James played a key role in the financial problems of this period as he should have listened to his advisors such as Cesar, Cecil and Cranfield and tried to improve his relationship with parliament, however some problems were beyond his control. James inherited a financial system that large sums of money spent on it in order to reform it however parliament were unwilling to reform. Money that was spent resulted in debt due to the empty treasury that he also inherited and the idea that ‘a king should live by his own means’ was obsolete as I highlighted earlier. These meant parliaments were not concerned with James’ problems and they were unwilling to think about change as seen in the failing of ‘The Great Contract’ in 1610. James had a large family that he had to cater for along with the rest of the population; James had three children where as Elizabeth had none.

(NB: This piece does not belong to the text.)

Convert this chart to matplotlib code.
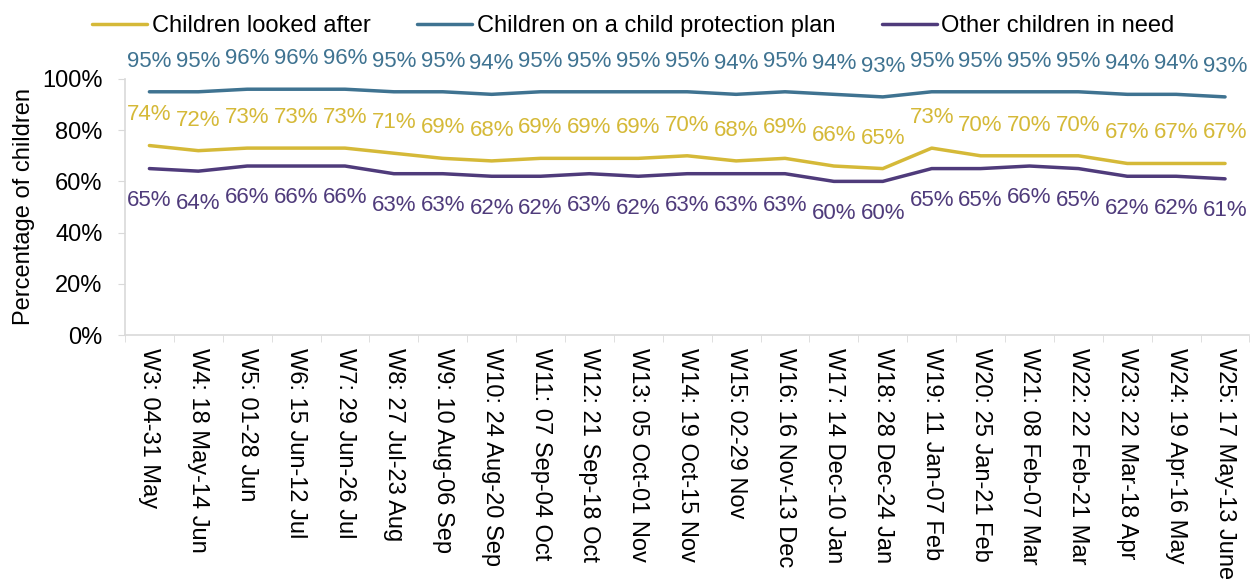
import matplotlib
matplotlib.use('Agg')
import matplotlib.pyplot as plt
from matplotlib.ticker import PercentFormatter

plt.rcParams['font.family'] = ['Liberation Sans', 'DejaVu Sans']

weeks = ['W3: 04-31 May', 'W4: 18 May-14 Jun', 'W5: 01-28 Jun', 'W6: 15 Jun-12 Jul',
         'W7: 29 Jun-26 Jul', 'W8: 27 Jul-23 Aug', 'W9: 10 Aug-06 Sep', 'W10: 24 Aug-20 Sep',
         'W11: 07 Sep-04 Oct', 'W12: 21 Sep-18 Oct', 'W13: 05 Oct-01 Nov', 'W14: 19 Oct-15 Nov',
         'W15: 02-29 Nov', 'W16: 16 Nov-13 Dec', 'W17: 14 Dec-10 Jan', 'W18: 28 Dec-24 Jan',
         'W19: 11 Jan-07 Feb', 'W20: 25 Jan-21 Feb', 'W21: 08 Feb-07 Mar', 'W22: 22 Feb-21 Mar',
         'W23: 22 Mar-18 Apr', 'W24: 19 Apr-16 May', 'W25: 17 May-13 June']

looked_after = [74, 72, 73, 73, 73, 71, 69, 68, 69, 69, 69, 70, 68, 69, 66, 65, 73, 70, 70, 70, 67, 67, 67]
protection_plan = [95, 95, 96, 96, 96, 95, 95, 94, 95, 95, 95, 95, 94, 95, 94, 93, 95, 95, 95, 95, 94, 94, 93]
other_cin = [65, 64, 66, 66, 66, 63, 63, 62, 62, 63, 62, 63, 63, 63, 60, 60, 65, 65, 66, 65, 62, 62, 61]

# name, values, colour, label offset (pt)
series = [
    ('Children looked after', looked_after, '#D5B938', 22),
    ('Children on a child protection plan', protection_plan, '#3F7391', 22),
    ('Other children in need', other_cin, '#4F3B7B', -23),
]

fig = plt.figure(figsize=(12.52, 5.79), dpi=100)
ax = fig.add_axes([0.0998, 0.4214, 0.8982, 0.4422])

x = range(len(weeks))
for name, vals, col, off in series:
    ax.plot(x, vals, color=col, lw=2.5, label=name, solid_capstyle='round')
    for xi, v in zip(x, vals):
        ax.annotate('%d%%' % v, (xi, v), xytext=(0, off),
                    textcoords='offset points', ha='center', va='center',
                    color=col, fontsize=16)

ax.set_xlim(-0.5, len(weeks) - 0.5)
ax.set_ylim(0, 100)
ax.set_yticks(range(0, 101, 20))
ax.yaxis.set_major_formatter(PercentFormatter(decimals=0))
ax.tick_params(axis='y', labelsize=17, length=5, color='#D9D9D9', pad=11)
ax.set_ylabel('Percentage of children', fontsize=17, labelpad=5)

ax.set_xticks(list(x))
ax.set_xticklabels(weeks, rotation=270, fontsize=17, va='top', ha='center')
ax.set_xticks([i - 0.5 for i in range(len(weeks) + 1)], minor=True)
ax.tick_params(axis='x', which='major', length=0, pad=9)
ax.tick_params(axis='x', which='minor', length=5, color='#D9D9D9')

for s in ['top', 'right']:
    ax.spines[s].set_visible(False)
for s in ['left', 'bottom']:
    ax.spines[s].set_color('#D9D9D9')
    ax.spines[s].set_linewidth(1.2)

fig.legend(loc='upper center', bbox_to_anchor=(0.506, 1.01), ncol=3, frameon=False,
           fontsize=17, handlelength=2.3, handletextpad=0.2, columnspacing=2.0)

fig.savefig('out.png', dpi=100)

In James’ defence he was new to the English throne and Elizabeth had starved the noblemen of patronage and therefore he had to please them by giving gifts if he was to ensure that parliament and his court would be loyal to him or at least try to be. Also when he came to the throne he had to pay for Elizabeth’s funeral, which cost him £17,000. Due to inflation James was receiving as high subsidies as he should have been from parliament as they had failed to alter the amount so James had to ask for more subsidies. This made James look weak even though it wasn’t his fault and it worsened his financial situation. Additionally James was ripped off during his reign as nobles who valued crown lands said they were worth much less than they were so that when they were sold, the nobleman could pocket money from it.
James did try to help with finance during his reign by ending wars and employing Lord Treasurers, however he wasn’t interested enough and he was far too extravagant. In the face of high inflation and a poor relationship with parliament, a good monarch would have been able to find the best way of dealing with the situation. James couldn’t seem to do this and the financial issues of his reign can certainly be blamed on him to a sizable extent.